In year two of the Sixers major rebuilding project, we're once again left yelling about the Rookie of The Year award race. Last season, it was Michael Carter-Williams fending off competitiors on marginally better teams and bit-part players like Mason Plumlee. This year, the script has flipped, and it appears Nerlens Noel will be the man on the outside looking in.
Should you care? I don't think so, and unlike last season it doesn't feel like Noel or the franchise need the validation that comes with having the league's "top" rookie. As Roy explored in his piece, he does not fit the profile of your typical ROY winner -- that's okay.
The natural instinct is to lump together the 2013-14 and 2014-15 campaigns into one Hinkie-sized basket. After all, they're both small steps in the architect's grand plan to turn the Sixers into a contender. But there's a distinct difference between last year, which was halfway spent clearing the decks of inconsequential veterans.
Painful as the 0-17 start was, this season has been about youth and opportunity. The Sixers had it all: surprising breakouts from Jerami Grant and Robert Covington, JaKarr Sampson's positional shape-shifting and the evolution of Hollis Thompson's shot release. There were no Evan Turner baseline fades to temper enthusiasm.
Noel is the figurehead of the movement, a defensive ace who had miles to travel offensively slowly rounding into a two-way player. He has not just crashed through the rookie wall with his surge post All Star, Nerlens has defied the age old maxim that big men are on a steeper development curve than wings and guards. There are arguments to be made about whose season is "better" between he and Andrew Wiggins, but in terms of raw improvement Noel is the clear standout.
That is the most important component of this season for Noel and the franchise alike. Brett Brown consistently talks about "moving the program forward", and Noel progressing from Mr. Brick Hands to threat on pick-and-roll dives oozes the heart of Coach Brown's sentiment. MCW's rookie season ended with hardware but his path was decidedly different, gate-crashing in style and fizzling out as the role and campaign took their toll on him.
Carter-Williams winning ROY honors was the light at the end of the tunnel, a small reward for sitting through a bushel of apathetic efforts from Spencer Hawes. Noel winning it this season would be nice, but this year doesn't feel as though it needs arbitrary validation from the peanut gallery. You can point to any number of successes -- a burgeoning defense, aforementioned player development and Brett Brown's ability to work with swarms of incoming newbies -- as proof that the franchise may be on to something.

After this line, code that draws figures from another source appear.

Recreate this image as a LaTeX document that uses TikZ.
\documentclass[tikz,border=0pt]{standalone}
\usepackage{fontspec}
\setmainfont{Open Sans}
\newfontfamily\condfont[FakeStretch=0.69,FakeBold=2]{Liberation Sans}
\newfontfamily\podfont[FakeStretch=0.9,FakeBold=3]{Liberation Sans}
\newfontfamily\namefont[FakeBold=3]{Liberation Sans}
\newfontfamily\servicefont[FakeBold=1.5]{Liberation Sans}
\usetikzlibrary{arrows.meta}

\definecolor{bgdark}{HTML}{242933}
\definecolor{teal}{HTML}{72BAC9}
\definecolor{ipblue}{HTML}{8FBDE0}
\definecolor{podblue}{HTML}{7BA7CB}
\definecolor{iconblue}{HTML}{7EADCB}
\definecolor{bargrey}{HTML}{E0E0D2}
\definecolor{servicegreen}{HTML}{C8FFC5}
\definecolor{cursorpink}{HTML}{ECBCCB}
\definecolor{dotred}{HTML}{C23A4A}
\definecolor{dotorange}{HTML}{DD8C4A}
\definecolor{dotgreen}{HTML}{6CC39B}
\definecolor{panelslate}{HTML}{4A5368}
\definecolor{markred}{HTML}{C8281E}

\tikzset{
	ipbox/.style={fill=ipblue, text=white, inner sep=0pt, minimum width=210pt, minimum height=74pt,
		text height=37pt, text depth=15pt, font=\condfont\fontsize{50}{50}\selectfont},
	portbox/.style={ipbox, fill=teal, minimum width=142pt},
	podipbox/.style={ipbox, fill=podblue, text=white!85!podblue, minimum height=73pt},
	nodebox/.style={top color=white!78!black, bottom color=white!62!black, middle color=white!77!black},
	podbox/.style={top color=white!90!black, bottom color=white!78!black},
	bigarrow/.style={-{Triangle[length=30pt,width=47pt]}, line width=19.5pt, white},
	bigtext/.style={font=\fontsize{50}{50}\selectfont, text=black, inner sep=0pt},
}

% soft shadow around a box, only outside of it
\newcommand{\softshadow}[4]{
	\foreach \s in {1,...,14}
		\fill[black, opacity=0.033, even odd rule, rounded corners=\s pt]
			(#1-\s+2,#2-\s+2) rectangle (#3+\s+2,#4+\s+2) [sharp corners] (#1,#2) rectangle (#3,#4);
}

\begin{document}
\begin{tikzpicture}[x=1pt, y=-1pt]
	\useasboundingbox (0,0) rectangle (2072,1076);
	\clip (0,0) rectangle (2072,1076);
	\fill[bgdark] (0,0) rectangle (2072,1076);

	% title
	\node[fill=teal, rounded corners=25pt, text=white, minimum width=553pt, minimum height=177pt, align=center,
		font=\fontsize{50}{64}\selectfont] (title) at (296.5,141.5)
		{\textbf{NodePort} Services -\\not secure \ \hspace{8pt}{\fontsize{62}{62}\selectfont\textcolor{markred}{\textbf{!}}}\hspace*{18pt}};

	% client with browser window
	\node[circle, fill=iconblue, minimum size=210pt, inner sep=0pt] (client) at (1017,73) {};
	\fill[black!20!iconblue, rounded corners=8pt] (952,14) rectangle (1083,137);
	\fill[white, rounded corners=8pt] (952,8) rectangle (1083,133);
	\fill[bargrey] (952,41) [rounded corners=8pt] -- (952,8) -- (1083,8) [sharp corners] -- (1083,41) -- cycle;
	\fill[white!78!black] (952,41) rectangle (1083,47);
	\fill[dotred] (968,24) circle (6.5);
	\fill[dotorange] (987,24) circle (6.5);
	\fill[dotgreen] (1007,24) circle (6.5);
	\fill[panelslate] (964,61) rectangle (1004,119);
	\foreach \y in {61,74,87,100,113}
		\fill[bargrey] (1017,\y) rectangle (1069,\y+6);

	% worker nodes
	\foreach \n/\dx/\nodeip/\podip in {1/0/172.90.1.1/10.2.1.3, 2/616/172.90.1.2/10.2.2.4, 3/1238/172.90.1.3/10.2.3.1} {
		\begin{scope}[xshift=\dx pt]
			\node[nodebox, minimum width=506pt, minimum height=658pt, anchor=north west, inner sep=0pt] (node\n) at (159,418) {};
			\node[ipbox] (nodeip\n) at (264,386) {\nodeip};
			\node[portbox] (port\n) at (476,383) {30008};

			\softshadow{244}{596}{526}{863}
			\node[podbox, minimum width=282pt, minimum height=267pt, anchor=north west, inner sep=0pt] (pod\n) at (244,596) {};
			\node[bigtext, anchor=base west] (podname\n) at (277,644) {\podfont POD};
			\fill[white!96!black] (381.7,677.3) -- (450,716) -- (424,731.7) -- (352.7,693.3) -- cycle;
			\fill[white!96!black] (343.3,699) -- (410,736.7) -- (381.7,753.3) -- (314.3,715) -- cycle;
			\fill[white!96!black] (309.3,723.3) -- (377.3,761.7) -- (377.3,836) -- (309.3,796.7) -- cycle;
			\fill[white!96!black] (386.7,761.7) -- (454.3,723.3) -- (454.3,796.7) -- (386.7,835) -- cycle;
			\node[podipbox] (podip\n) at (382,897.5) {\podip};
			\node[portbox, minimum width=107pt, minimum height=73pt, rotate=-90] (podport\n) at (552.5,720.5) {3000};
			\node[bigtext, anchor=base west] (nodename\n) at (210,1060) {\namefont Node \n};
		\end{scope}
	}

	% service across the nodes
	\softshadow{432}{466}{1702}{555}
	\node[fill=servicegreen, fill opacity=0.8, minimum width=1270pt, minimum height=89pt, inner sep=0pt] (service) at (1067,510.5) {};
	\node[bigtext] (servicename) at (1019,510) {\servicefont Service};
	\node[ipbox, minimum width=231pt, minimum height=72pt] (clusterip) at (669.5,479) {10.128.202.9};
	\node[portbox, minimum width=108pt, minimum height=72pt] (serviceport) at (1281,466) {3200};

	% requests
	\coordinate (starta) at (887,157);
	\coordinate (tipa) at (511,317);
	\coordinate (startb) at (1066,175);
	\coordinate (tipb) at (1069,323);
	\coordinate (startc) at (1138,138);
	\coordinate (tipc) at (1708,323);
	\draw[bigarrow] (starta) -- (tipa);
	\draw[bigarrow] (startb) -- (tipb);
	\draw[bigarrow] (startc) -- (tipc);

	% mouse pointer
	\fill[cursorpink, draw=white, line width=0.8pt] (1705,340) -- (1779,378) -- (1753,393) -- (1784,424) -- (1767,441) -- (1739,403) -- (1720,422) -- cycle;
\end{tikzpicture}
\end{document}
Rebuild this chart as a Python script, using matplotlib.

Noel is emblematic of many of the Sixers triumphs in player development. Increased responsibility didn't weigh on him, it brought out his best. The MCW trade looked like a wrench in the machinery for his development, until they actually played the games and he took to the increased reps gracefully. (Or at least as gracefully as his gangling frame allows)
Unlike when Carter-Williams' production was a constant subject of debate, Noel's rise has been lauded by all sects of Sixers fans, and his place in the team's plan feels agreed upon. There was a tangible uncertainty when discussing MCW's future that doesn't exist for Noel. He's a string bean, but his primary function is making life a living hell for opponents on the defensive end, and his lack of fear challenging would-be dunkers taps into Philadelphia's tough, blue-collar persona.
To that end, I've been selfishly hoping that Noel doesn't win Rookie of The Year. Not because I don't think he's earned it and not because I prefer the other candidates, but because I believe he is the type of guy that would use that as fuel for future success.
Think of how he's reacted to slights this season. When Anthony Davis took the night off against the Sixers in January, Noel responded by commenting that teams better bring "full forces" to Philadelphia. When Eric Bledsoe suggested Kentucky would win a series against Philly, Noel welcomed the Suns guard to his city with a nice love tap:
Nerlens Noel fights, whether out of personal pride or respect for what it means to represent a historic franchise. There have been nights when he hardly shows up in the box score, and defensive montages are an admittedly unsexy thing to include in highlight montages.
But it's clear from his attitude, his progress and his ever-growing production that Noel will be a guy Sixers fans and executives should feel comfortable going to war with. And no piece of hardware is necessary to determine that.